Patrick Taylor's excellent Guide to Gardens of Britain and Ireland (Dorling Kindersley, pounds 12.99) lists and describes the best large ones, such as Mottisfont Abbey in Hampshire and the Royal National Rose Society's Gardens of the Rose at Chiswell Green in Hertfordshire, but there are also any number of gardens, which open for charity under the National Gardens Scheme, where roses are prominent. The NGS website (www. ngs.org.uk) now has a search facility called Garden Finder, providing information about location and times of opening of gardens which are especially noted for roses. There are, I discovered in a twinkling, 23 gardens, open between now and mid-October in England and Wales, where roses are a marked feature.

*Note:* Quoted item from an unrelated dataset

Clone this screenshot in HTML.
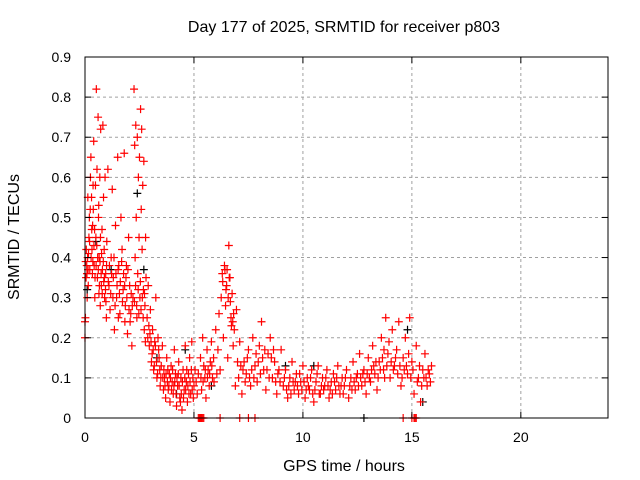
<!DOCTYPE html>
<html><head><meta charset="utf-8"><style>
body{margin:0;background:#fff}
svg{display:block;font-family:"Liberation Sans",sans-serif}
</style></head><body>
<svg id="chart" width="640" height="480" viewBox="0 0 640 480" xmlns="http://www.w3.org/2000/svg">
<rect width="640" height="480" fill="#fff"/>
<text x="344" y="32" font-size="16" text-anchor="middle">Day 177 of 2025, SRMTID for receiver p803</text>
<text x="344" y="471" font-size="16" text-anchor="middle">GPS time / hours</text>
<text x="19" y="237" font-size="16" text-anchor="middle" transform="rotate(-90 19 237)">SRMTID / TECUs</text>
<g id="grid"></g>
<g id="marks"></g>
<g id="axes"></g>
</svg>
<script>
const xTicks=[0,5,10,15,20];
const yTicks=[0,0.1,0.2,0.3,0.4,0.5,0.6,0.7,0.8,0.9];
const yTickLabels=["0","0.1","0.2","0.3","0.4","0.5","0.6","0.7","0.8","0.9"];
const blackPoints=[[0.1,0.32],[0.5,0.44],[1.2,0.37],[2.7,0.37],[3.3,0.15],[4.6,0.17],[5.8,0.08],[9.2,0.13],[10.5,0.13],[12.8,0],[14.8,0.22],[15.5,0.04],[2.4,0.56],[4.2,0.06]];
const redPoints=[[0,0.24],[0,0.2],[0.02,0.25],[0.05,0.35],[0.08,0.38],[0.1,0.3],[0.12,0.4],[0.15,0.33],[0.18,0.45],[0.2,0.5],[0.22,0.37],[0.25,0.6],[0.27,0.65],[0.3,0.55],[0.32,0.42],[0.35,0.48],[0.38,0.52],[0.4,0.69],[0.42,0.38],[0.45,0.3],[0.48,0.58],[0.5,0.45],
[0.52,0.82],[0.55,0.62],[0.57,0.35],[0.6,0.75],[0.62,0.5],[0.65,0.4],[0.68,0.6],[0.7,0.28],[0.72,0.72],[0.75,0.33],[0.78,0.47],[0.8,0.37],[0.82,0.73],[0.85,0.55],[0.88,0.42],[0.9,0.3],[0.92,0.6],[0.95,0.36],[0.98,0.25],[1.0,0.44],
[0.06,0.42],[0.14,0.37],[0.24,0.52],[0.34,0.36],[0.44,0.47],[0.58,0.4],[0.66,0.33],[0.76,0.41],[0.86,0.34],[0.96,0.29],
[0.03,0.39],[0.09,0.36],[0.16,0.41],[0.21,0.44],[0.28,0.4],[0.31,0.47],[0.36,0.39],[0.41,0.43],[0.46,0.35],[0.51,0.38],[0.54,0.43],[0.61,0.37],[0.64,0.31],[0.69,0.39],[0.74,0.36],[0.79,0.31],[0.84,0.39],[0.89,0.35],[0.94,0.32],[0.99,0.38],[0.13,0.55],[0.37,0.58],[0.63,0.53],[0.71,0.45],
[1.05,0.62],[1.1,0.33],[1.15,0.27],[1.2,0.4],[1.25,0.57],[1.3,0.35],[1.35,0.22],[1.4,0.48],[1.45,0.3],[1.5,0.65],[1.55,0.38],[1.6,0.26],[1.65,0.5],[1.7,0.42],[1.75,0.32],[1.8,0.66],[1.85,0.28],[1.9,0.38],[1.95,0.21],[2.0,0.45],[2.05,0.33],[2.1,0.26],[2.15,0.18],[2.2,0.3],
[1.12,0.38],[1.28,0.3],[1.42,0.36],[1.62,0.34],[1.72,0.29],[1.88,0.35],[2.02,0.27],[2.12,0.31],
[1.07,0.34],[1.18,0.31],[1.22,0.36],[1.33,0.4],[1.38,0.28],[1.47,0.33],[1.52,0.37],[1.58,0.31],[1.68,0.39],[1.77,0.36],[1.82,0.33],[1.92,0.3],[1.97,0.37],[2.07,0.24],[2.17,0.28],[1.53,0.25],[1.83,0.24],
[2.25,0.82],[2.28,0.68],[2.3,0.4],[2.33,0.73],[2.35,0.5],[2.38,0.25],[2.4,0.7],[2.42,0.36],[2.45,0.6],[2.48,0.45],[2.5,0.65],[2.52,0.3],[2.55,0.77],[2.58,0.52],[2.6,0.72],[2.62,0.42],[2.65,0.58],[2.68,0.32],[2.7,0.64],[2.72,0.22],[2.75,0.28],[2.78,0.45],[2.8,0.35],
[2.27,0.29],[2.32,0.33],[2.37,0.28],[2.44,0.32],[2.47,0.26],[2.54,0.34],[2.57,0.27],[2.63,0.3],[2.67,0.25],[2.73,0.31],[2.77,0.19],
[2.85,0.25],[2.9,0.33],[2.95,0.18],[3.0,0.27],[3.05,0.14],[3.1,0.22],[3.15,0.12],[3.2,0.19],[3.25,0.3],[3.3,0.1],[3.35,0.2],[3.4,0.15],[3.45,0.08],[3.5,0.13],
[2.88,0.2],[2.93,0.23],[2.98,0.21],[3.03,0.19],[3.08,0.16],[3.13,0.17],[3.18,0.13],[3.23,0.18],[3.28,0.14],[3.33,0.11],[3.38,0.17],[3.43,0.12],[3.48,0.1],
[3.55,0.18],[3.6,0.07],[3.65,0.1],[3.7,0.05],[3.75,0.15],[3.8,0.12],[3.85,0.08],[3.9,0.04],[3.95,0.13],[4.0,0.09],[4.05,0.06],[4.1,0.17],[4.15,0.11],[4.2,0.03],[4.25,0.08],[4.3,0.14],[4.35,0.05],[4.4,0.1],[4.45,0.02],[4.5,0.12],[4.55,0.07],[4.6,0.18],[4.65,0.09],[4.7,0.04],[4.75,0.11],[4.8,0.15],[4.85,0.06],[4.9,0.19],[4.95,0.1],[5.0,0.08],
[3.62,0.12],[3.78,0.09],[3.92,0.1],[4.08,0.08],[4.28,0.11],[4.42,0.06],[4.58,0.1],[4.72,0.08],[4.88,0.12],
[3.57,0.1],[3.67,0.08],[3.72,0.11],[3.82,0.07],[3.87,0.11],[3.97,0.07],[4.02,0.12],[4.12,0.09],[4.18,0.06],[4.22,0.1],[4.32,0.08],[4.38,0.04],[4.47,0.09],[4.52,0.05],[4.62,0.07],[4.67,0.12],[4.77,0.06],[4.82,0.09],[4.92,0.07],[4.97,0.05],
[5.05,0.12],[5.1,0.09],[5.15,0.06],[5.2,0.11],[5.3,0.15],[5.35,0.07],[5.4,0.2],[5.45,0.13],[5.5,0.1],[5.55,0.05],[5.6,0.17],[5.65,0.12],[5.7,0.08],[5.75,0.14],[5.8,0.19],[5.85,0.1],[5.9,0.15],[6.0,0.22],[6.05,0.11],
[5.32,0.1],[5.42,0.09],[5.52,0.12],[5.62,0.1],[5.72,0.11],[5.82,0.13],[5.92,0.09],
[6.1,0.17],[6.15,0.26],[6.2,0.12],[6.25,0.3],[6.3,0.36],[6.35,0.2],[6.4,0.38],[6.45,0.28],[6.5,0.33],[6.55,0.15],[6.6,0.43],[6.65,0.35],[6.7,0.25],[6.75,0.31],[6.8,0.18],[6.85,0.22],[6.9,0.08],[6.95,0.27],[7.0,0.14],
[6.32,0.34],[6.42,0.37],[6.47,0.32],[6.52,0.37],[6.57,0.3],[6.62,0.35],[6.67,0.29],[6.72,0.23],[6.78,0.24],[6.82,0.26],
[7.05,0.1],[7.1,0.19],[7.2,0.06],[7.3,0.14],[7.4,0.11],[7.5,0.17],[7.6,0.08],[7.7,0.2],[7.8,0.13],[7.9,0.09],[8.0,0.18],[8.1,0.24],[8.2,0.12],[8.3,0.07],[8.4,0.16],[8.5,0.2],[8.6,0.1],[8.7,0.14],[8.8,0.06],[8.9,0.12],[9.0,0.17],
[7.25,0.12],[7.55,0.1],[7.85,0.16],[8.15,0.15],[8.45,0.1],[8.75,0.09],
[7.15,0.13],[7.35,0.09],[7.45,0.15],[7.65,0.12],[7.75,0.1],[7.95,0.14],[8.05,0.11],[8.25,0.17],[8.35,0.12],[8.55,0.15],[8.65,0.17],[8.85,0.11],[8.95,0.09],
[9.1,0.08],[9.2,0.12],[9.3,0.05],[9.4,0.1],[9.5,0.14],[9.6,0.07],[9.7,0.11],[9.8,0.06],[9.9,0.09],[10.0,0.13],[10.1,0.05],[10.2,0.1],[10.3,0.07],[10.4,0.12],[10.5,0.04],[10.6,0.09],[10.7,0.13],[10.8,0.06],[10.9,0.1],[11.0,0.08],[11.1,0.12],[11.2,0.05],[11.3,0.09],[11.4,0.11],[11.5,0.07],[11.6,0.13],[11.7,0.06],[11.8,0.1],[11.9,0.08],[12.0,0.12],
[9.35,0.08],[9.65,0.09],[9.95,0.07],[10.25,0.08],[10.55,0.07],[10.85,0.08],[11.15,0.08],[11.45,0.09],[11.75,0.08],
[9.15,0.1],[9.25,0.07],[9.45,0.06],[9.55,0.09],[9.75,0.08],[9.85,0.11],[10.05,0.09],[10.15,0.07],[10.35,0.1],[10.45,0.06],[10.65,0.11],[10.75,0.06],[10.95,0.07],[11.05,0.1],[11.25,0.07],[11.35,0.06],[11.55,0.1],[11.65,0.08],[11.85,0.06],[11.95,0.1],
[12.1,0.05],[12.2,0.1],[12.3,0.14],[12.4,0.07],[12.5,0.11],[12.6,0.16],[12.7,0.08],[12.8,0.12],[12.9,0.06],[13.0,0.15],[13.1,0.09],[13.2,0.18],[13.3,0.11],[13.4,0.07],[13.5,0.14],[13.6,0.2],[13.7,0.12],[13.8,0.25],[13.9,0.16],[14.0,0.1],
[12.15,0.08],[12.25,0.07],[12.35,0.09],[12.45,0.1],[12.55,0.08],[12.65,0.1],[12.75,0.11],[12.85,0.09],[12.95,0.11],[13.05,0.1],[13.15,0.12],[13.25,0.13],[13.35,0.14],[13.45,0.1],[13.55,0.12],[13.65,0.15],[13.75,0.1],[13.85,0.13],[13.95,0.19],[13.72,0.17],
[14.1,0.22],[14.2,0.13],[14.3,0.17],[14.4,0.24],[14.5,0.08],[14.6,0.15],[14.7,0.2],[14.8,0.11],[14.9,0.25],[15.0,0.14],[15.1,0.06],[15.2,0.18],[15.3,0.1],[15.4,0.04],[15.5,0.12],[15.6,0.16],[15.7,0.08],[15.8,0.11],[15.9,0.13],
[14.05,0.14],[14.15,0.12],[14.25,0.15],[14.35,0.11],[14.45,0.13],[14.55,0.1],[14.65,0.12],[14.75,0.13],[14.85,0.16],[14.95,0.1],[15.05,0.12],[15.25,0.09],[15.35,0.13],[15.45,0.08],[15.55,0.1],[15.65,0.1],[15.75,0.12],[15.85,0.09],
[5.2,0],[5.25,0],[5.3,0],[5.35,0],[5.4,0],[5.45,0],[6.2,0],[7.1,0],[7.5,0],[7.8,0],[14.6,0],[15.0,0],[15.1,0],[15.15,0],[15.2,0]];
const X0=85,X1=608,Y0=418,Y1=57,XMAX=24,YMAX=0.9;
function sx(v){return X0+(X1-X0)*v/XMAX;}
function sy(v){return Y0-(Y0-Y1)*v/YMAX;}
const NS="http://www.w3.org/2000/svg";
function mk(tag,attrs,parent){const e=document.createElementNS(NS,tag);for(const k in attrs)e.setAttribute(k,attrs[k]);parent.appendChild(e);return e;}
const grid=document.getElementById('grid'),axes=document.getElementById('axes'),marks=document.getElementById('marks');
yTicks.forEach((v,i)=>{
  const y=sy(v);
  if(i>0&&i<yTicks.length-1){const g=mk('line',{x1:X0,x2:X1,y1:y,y2:y,stroke:'#a0a0a0','stroke-dasharray':'3,3'},grid);
  
  }
  mk('line',{x1:X0,x2:X0+6,y1:y,y2:y,stroke:'#000'},axes);
  mk('line',{x1:X1,x2:X1-6,y1:y,y2:y,stroke:'#000'},axes);
  const t=mk('text',{x:X0-14,y:y+5,'font-size':14,'text-anchor':'end'},axes);
  t.textContent=yTickLabels[i];
  
  
});
xTicks.forEach(v=>{
  const x=sx(v);
  if(v>0){const g=mk('line',{x1:x,x2:x,y1:Y0,y2:Y1,stroke:'#a0a0a0','stroke-dasharray':'3,3'},grid);
  
  }
  mk('line',{x1:x,x2:x,y1:Y0,y2:Y0-6,stroke:'#000'},axes);
  mk('line',{x1:x,x2:x,y1:Y1,y2:Y1+6,stroke:'#000'},axes);
  const t=mk('text',{x:x,y:Y0+24,'font-size':14,'text-anchor':'middle'},axes);
  t.textContent=String(v);
  
  
});
const frame=mk('rect',{x:X0,y:Y1,width:X1-X0,height:Y0-Y1,fill:'none',stroke:'#000'},axes);


function cross(p,color){
  const x=sx(p[0]),y=sy(p[1]);
  const e=mk('path',{d:`M${x-4} ${y}H${x+4}M${x} ${y-4}V${y+4}`,stroke:color,'stroke-width':1.2,fill:'none'},marks);
  
  
}
blackPoints.forEach(p=>cross(p,'#000'));
redPoints.forEach(p=>cross(p,'#ff0000'));
</script>
</body></html>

When you settle down to make a list, may I suggest that you consider `Irish Hope', which I planted last November, and which seems to me extremely promising. It is a Floribunda, 4ft in height, with a spread of 2.5ft, which has clusters of full, shapely flowers of a delicious pale-lemon yellow, with slightly scalloped edges to the many petals; it is highly scented and, what is unusual, also very resistant to blackspot, though the glossy leaves are not leathery. Best of all, though it is a little late to start into flower, the masses of flowers never dips but goes on flowering strongly and, I am told will continue well, provided we have a warm autumn. Its only drawback, according to Philip Harkness of Harkness Roses, the firm which bred it and introduced it in 1998, is that it gets a little mildew late in the season. My plant, in an open situation admittedly, seems so far free of that.

There is another reason for my enthusiasm, which has nothing to do with its garden qualities. This rose was chosen to celebrate the 90th anniversary of the founding of Bryson House, a cross-community charity in Belfast, which works as an enabling organisation for many social and environmental projects, including the making and maintaining of community gardens in deprived areas, both Catholic and Protestant. Three years ago, I was shown some of these projects, and I was deeply impressed.

The rose is an offspring of `Rosemary Harkness' and `Typhoon', but is also descended, fittingly, from `Peace'. Now, every time I pass the rose bed, which is often, that sturdy, healthy, perpetually flowering, scented rose is a sharp and salutary reminder to me of the cheerful and tireless work of Bryson House in difficult, but never hopeless, times.